§ Information shown
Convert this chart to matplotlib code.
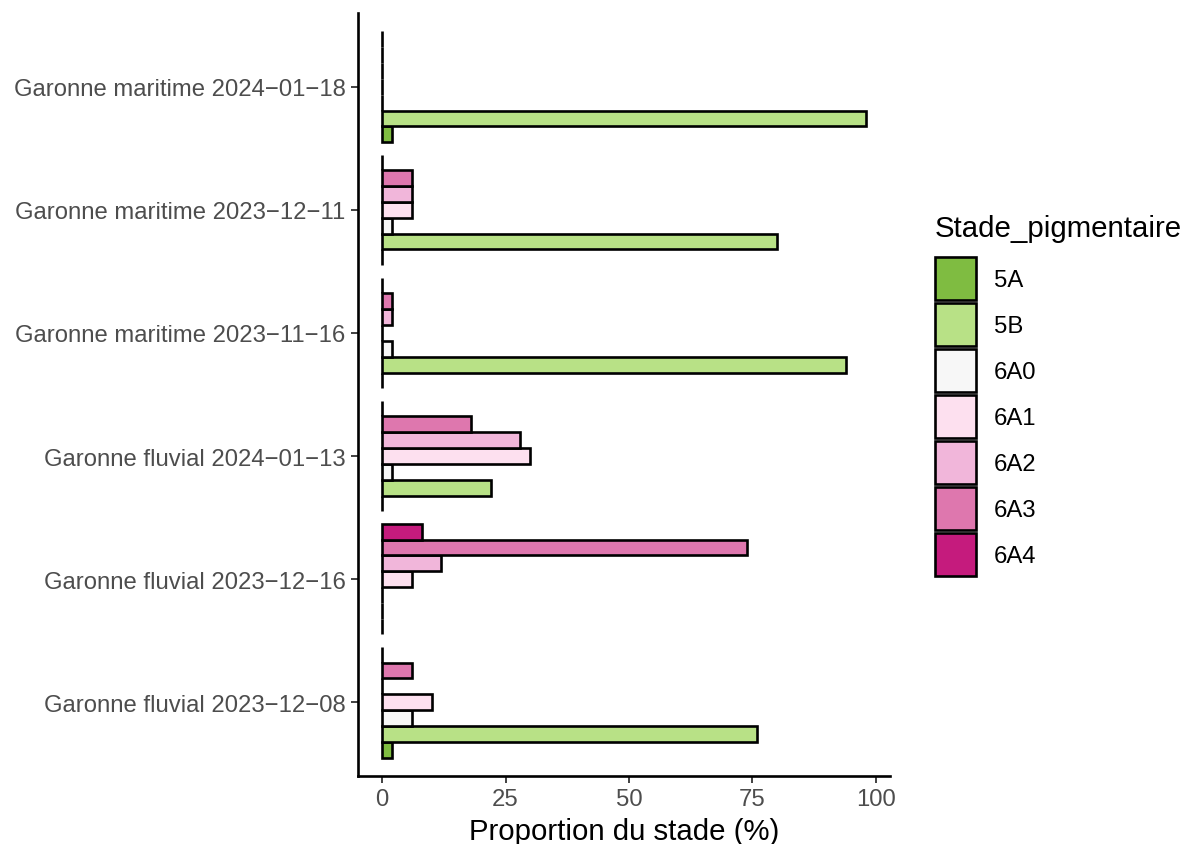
import matplotlib
matplotlib.use("Agg")
import matplotlib.pyplot as plt
from matplotlib.patches import Patch
import numpy as np

plt.rcParams['font.family'] = ['Liberation Sans', 'DejaVu Sans']

groups = ["Garonne fluvial 2023\u221212\u221208",
          "Garonne fluvial 2023\u221212\u221216",
          "Garonne fluvial 2024\u221201\u221213",
          "Garonne maritime 2023\u221211\u221216",
          "Garonne maritime 2023\u221212\u221211",
          "Garonne maritime 2024\u221201\u221218"]
stages = ["5A", "5B", "6A0", "6A1", "6A2", "6A3", "6A4"]
colors = ["#7FBC41", "#B8E186", "#F7F7F7", "#FDE0EF", "#F1B6DA", "#DE77AE", "#C51B7D"]

# values per stage, one per group (same order as groups)
v_5A  = [2, 0, 0, 0, 0, 2]
v_5B  = [76, 0, 22, 94, 80, 98]
v_6A0 = [6, 0, 2, 2, 2, 0]
v_6A1 = [10, 6, 30, 0, 6, 0]
v_6A2 = [0, 12, 28, 2, 6, 0]
v_6A3 = [6, 74, 18, 2, 6, 0]
v_6A4 = [0, 8, 0, 0, 0, 0]
values = [v_5A, v_5B, v_6A0, v_6A1, v_6A2, v_6A3, v_6A4]

W, H = 1181, 845
fig = plt.figure(figsize=(W / 100, H / 100), dpi=100)
ax = fig.add_axes([358 / W, 1 - 777 / H, (890 - 358) / W, (777 - 14) / H])

n = len(stages)
total = 0.9
bw = total / n
ypos = np.arange(1, len(groups) + 1)
for i, (st, vals, c) in enumerate(zip(stages, values, colors)):
    offs = -total / 2 + bw * (i + 0.5)
    ax.barh(ypos + offs, vals, height=bw, color=c, edgecolor="black",
            linewidth=1.9, label=st)

ax.set_xlim(-4.9, 102.9)
ax.set_ylim(0.4, 6.6)
ax.set_yticks(ypos)
ax.set_yticklabels(groups)
ax.set_xticks([0, 25, 50, 75, 100])
ax.set_xticklabels(["0", "25", "50", "75", "100"])
ax.tick_params(axis='both', labelsize=17.2, labelcolor="#4D4D4D", length=5,
               width=1.3, color="#333333", pad=4)
for s in ["top", "right"]:
    ax.spines[s].set_visible(False)
for s in ["left", "bottom"]:
    ax.spines[s].set_linewidth(1.9)
ax.set_xlabel("Proportion du stade (%)", fontsize=21.2, labelpad=5)

handles = [Patch(facecolor=c, edgecolor="black", linewidth=1.9, label=s)
           for s, c in zip(stages, colors)]
fs = 17.2
px = fs * 100 / 72
hh = (43 / px - 0.245) / 0.65
leg = fig.legend(handles=handles, loc="upper left", bbox_to_anchor=(930 / W, 1 - 210 / H),
                 title="Stade_pigmentaire", fontsize=fs, title_fontsize=21.2,
                 frameon=False, handlelength=41 / px, handleheight=hh,
                 labelspacing=3 / px, handletextpad=18 / px, borderaxespad=0,
                 borderpad=0.2)
leg._legend_box.align = "left"
leg._legend_box.sep = 15 * 0.72

fig.savefig("out.png", dpi=100)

§ Given instruction
Reproduce only the lines from the beginning of the data through the line that contains "linewidth=1.9, label=st)", both included, and please drop the pictures.

§ Result of the exercise
Convert this chart to matplotlib code.
import matplotlib
matplotlib.use("Agg")
import matplotlib.pyplot as plt
from matplotlib.patches import Patch
import numpy as np

plt.rcParams['font.family'] = ['Liberation Sans', 'DejaVu Sans']

groups = ["Garonne fluvial 2023\u221212\u221208",
          "Garonne fluvial 2023\u221212\u221216",
          "Garonne fluvial 2024\u221201\u221213",
          "Garonne maritime 2023\u221211\u221216",
          "Garonne maritime 2023\u221212\u221211",
          "Garonne maritime 2024\u221201\u221218"]
stages = ["5A", "5B", "6A0", "6A1", "6A2", "6A3", "6A4"]
colors = ["#7FBC41", "#B8E186", "#F7F7F7", "#FDE0EF", "#F1B6DA", "#DE77AE", "#C51B7D"]

# values per stage, one per group (same order as groups)
v_5A  = [2, 0, 0, 0, 0, 2]
v_5B  = [76, 0, 22, 94, 80, 98]
v_6A0 = [6, 0, 2, 2, 2, 0]
v_6A1 = [10, 6, 30, 0, 6, 0]
v_6A2 = [0, 12, 28, 2, 6, 0]
v_6A3 = [6, 74, 18, 2, 6, 0]
v_6A4 = [0, 8, 0, 0, 0, 0]
values = [v_5A, v_5B, v_6A0, v_6A1, v_6A2, v_6A3, v_6A4]

W, H = 1181, 845
fig = plt.figure(figsize=(W / 100, H / 100), dpi=100)
ax = fig.add_axes([358 / W, 1 - 777 / H, (890 - 358) / W, (777 - 14) / H])

n = len(stages)
total = 0.9
bw = total / n
ypos = np.arange(1, len(groups) + 1)
for i, (st, vals, c) in enumerate(zip(stages, values, colors)):
    offs = -total / 2 + bw * (i + 0.5)
    ax.barh(ypos + offs, vals, height=bw, color=c, edgecolor="black",
            linewidth=1.9, label=st)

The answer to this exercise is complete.